> _WHAT YOU SHOULD DO_:
Restate the data below word for word. Skip any images it contains.
· · · ·
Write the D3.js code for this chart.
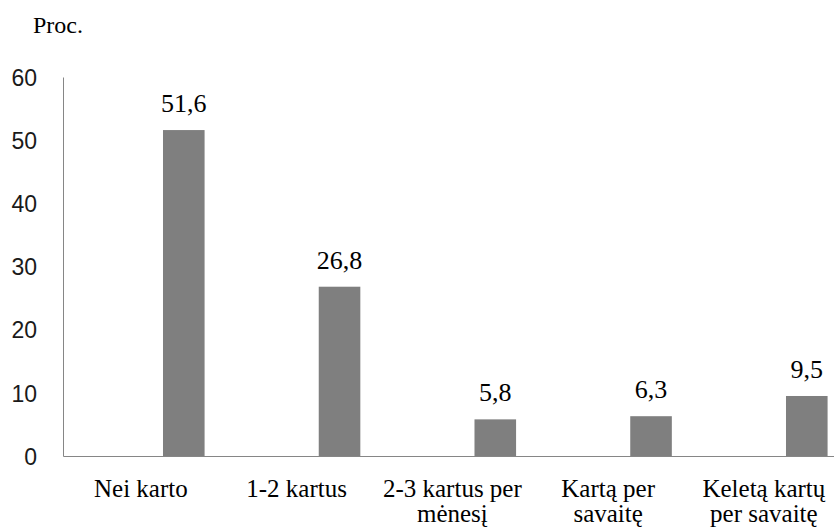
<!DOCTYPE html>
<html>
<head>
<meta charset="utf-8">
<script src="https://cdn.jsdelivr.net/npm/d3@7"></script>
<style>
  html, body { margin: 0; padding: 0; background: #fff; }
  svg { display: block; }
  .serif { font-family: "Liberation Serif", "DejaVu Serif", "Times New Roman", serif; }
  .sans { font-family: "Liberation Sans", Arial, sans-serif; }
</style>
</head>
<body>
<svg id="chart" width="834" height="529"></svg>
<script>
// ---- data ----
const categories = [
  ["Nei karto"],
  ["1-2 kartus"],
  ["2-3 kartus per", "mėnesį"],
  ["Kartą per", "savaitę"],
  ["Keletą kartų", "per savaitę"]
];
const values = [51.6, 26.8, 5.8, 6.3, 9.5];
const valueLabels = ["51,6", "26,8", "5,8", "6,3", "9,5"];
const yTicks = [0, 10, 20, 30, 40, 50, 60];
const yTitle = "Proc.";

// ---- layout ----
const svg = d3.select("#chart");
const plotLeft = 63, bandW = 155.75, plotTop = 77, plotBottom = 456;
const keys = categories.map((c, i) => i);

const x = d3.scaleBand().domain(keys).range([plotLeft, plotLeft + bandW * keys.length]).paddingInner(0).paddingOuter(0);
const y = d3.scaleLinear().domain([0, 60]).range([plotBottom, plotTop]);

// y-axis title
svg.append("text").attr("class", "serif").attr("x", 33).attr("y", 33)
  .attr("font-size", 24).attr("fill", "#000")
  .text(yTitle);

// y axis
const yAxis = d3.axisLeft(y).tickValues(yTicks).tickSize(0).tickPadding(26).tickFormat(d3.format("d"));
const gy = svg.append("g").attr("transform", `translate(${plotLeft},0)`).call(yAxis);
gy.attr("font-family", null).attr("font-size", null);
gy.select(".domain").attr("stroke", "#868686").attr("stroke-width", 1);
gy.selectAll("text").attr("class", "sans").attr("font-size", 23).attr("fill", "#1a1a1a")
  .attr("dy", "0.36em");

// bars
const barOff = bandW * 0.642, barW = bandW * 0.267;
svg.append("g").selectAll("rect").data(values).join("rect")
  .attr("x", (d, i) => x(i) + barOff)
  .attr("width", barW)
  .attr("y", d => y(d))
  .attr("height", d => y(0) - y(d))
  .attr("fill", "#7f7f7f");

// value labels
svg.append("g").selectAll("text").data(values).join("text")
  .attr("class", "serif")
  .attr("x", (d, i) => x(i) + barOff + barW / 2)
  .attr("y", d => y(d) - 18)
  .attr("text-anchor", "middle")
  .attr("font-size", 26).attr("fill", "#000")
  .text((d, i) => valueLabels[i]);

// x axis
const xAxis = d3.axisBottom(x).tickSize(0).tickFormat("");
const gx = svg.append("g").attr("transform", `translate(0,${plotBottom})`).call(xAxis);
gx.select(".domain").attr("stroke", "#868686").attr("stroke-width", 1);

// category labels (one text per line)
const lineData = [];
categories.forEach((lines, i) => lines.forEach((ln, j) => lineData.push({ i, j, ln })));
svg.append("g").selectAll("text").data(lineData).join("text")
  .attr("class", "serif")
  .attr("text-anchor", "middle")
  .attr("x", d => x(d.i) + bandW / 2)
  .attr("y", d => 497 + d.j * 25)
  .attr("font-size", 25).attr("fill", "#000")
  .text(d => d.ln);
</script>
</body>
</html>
· · · ·
> _EXPECTED OUTPUT_:
Write the D3.js code for this chart.
<!DOCTYPE html>
<html>
<head>
<meta charset="utf-8">
<script src="https://cdn.jsdelivr.net/npm/d3@7"></script>
<style>
  html, body { margin: 0; padding: 0; background: #fff; }
  svg { display: block; }
  .serif { font-family: "Liberation Serif", "DejaVu Serif", "Times New Roman", serif; }
  .sans { font-family: "Liberation Sans", Arial, sans-serif; }
</style>
</head>
<body>
<svg id="chart" width="834" height="529"></svg>
<script>
// ---- data ----
const categories = [
  ["Nei karto"],
  ["1-2 kartus"],
  ["2-3 kartus per", "mėnesį"],
  ["Kartą per", "savaitę"],
  ["Keletą kartų", "per savaitę"]
];
const values = [51.6, 26.8, 5.8, 6.3, 9.5];
const valueLabels = ["51,6", "26,8", "5,8", "6,3", "9,5"];
const yTicks = [0, 10, 20, 30, 40, 50, 60];
const yTitle = "Proc.";

// ---- layout ----
const svg = d3.select("#chart");
const plotLeft = 63, bandW = 155.75, plotTop = 77, plotBottom = 456;
const keys = categories.map((c, i) => i);

const x = d3.scaleBand().domain(keys).range([plotLeft, plotLeft + bandW * keys.length]).paddingInner(0).paddingOuter(0);
const y = d3.scaleLinear().domain([0, 60]).range([plotBottom, plotTop]);

// y-axis title
svg.append("text").attr("class", "serif").attr("x", 33).attr("y", 33)
  .attr("font-size", 24).attr("fill", "#000")
  .text(yTitle);

// y axis
const yAxis = d3.axisLeft(y).tickValues(yTicks).tickSize(0).tickPadding(26).tickFormat(d3.format("d"));
const gy = svg.append("g").attr("transform", `translate(${plotLeft},0)`).call(yAxis);
gy.attr("font-family", null).attr("font-size", null);
gy.select(".domain").attr("stroke", "#868686").attr("stroke-width", 1);
gy.selectAll("text").attr("class", "sans").attr("font-size", 23).attr("fill", "#1a1a1a")
  .attr("dy", "0.36em");

// bars
const barOff = bandW * 0.642, barW = bandW * 0.267;
svg.append("g").selectAll("rect").data(values).join("rect")
  .attr("x", (d, i) => x(i) + barOff)
  .attr("width", barW)
  .attr("y", d => y(d))
  .attr("height", d => y(0) - y(d))
  .attr("fill", "#7f7f7f");

// value labels
svg.append("g").selectAll("text").data(values).join("text")
  .attr("class", "serif")
  .attr("x", (d, i) => x(i) + barOff + barW / 2)
  .attr("y", d => y(d) - 18)
  .attr("text-anchor", "middle")
  .attr("font-size", 26).attr("fill", "#000")
  .text((d, i) => valueLabels[i]);

// x axis
const xAxis = d3.axisBottom(x).tickSize(0).tickFormat("");
const gx = svg.append("g").attr("transform", `translate(0,${plotBottom})`).call(xAxis);
gx.select(".domain").attr("stroke", "#868686").attr("stroke-width", 1);

// category labels (one text per line)
const lineData = [];
categories.forEach((lines, i) => lines.forEach((ln, j) => lineData.push({ i, j, ln })));
svg.append("g").selectAll("text").data(lineData).join("text")
  .attr("class", "serif")
  .attr("text-anchor", "middle")
  .attr("x", d => x(d.i) + bandW / 2)
  .attr("y", d => 497 + d.j * 25)
  .attr("font-size", 25).attr("fill", "#000")
  .text(d => d.ln);
</script>
</body>
</html>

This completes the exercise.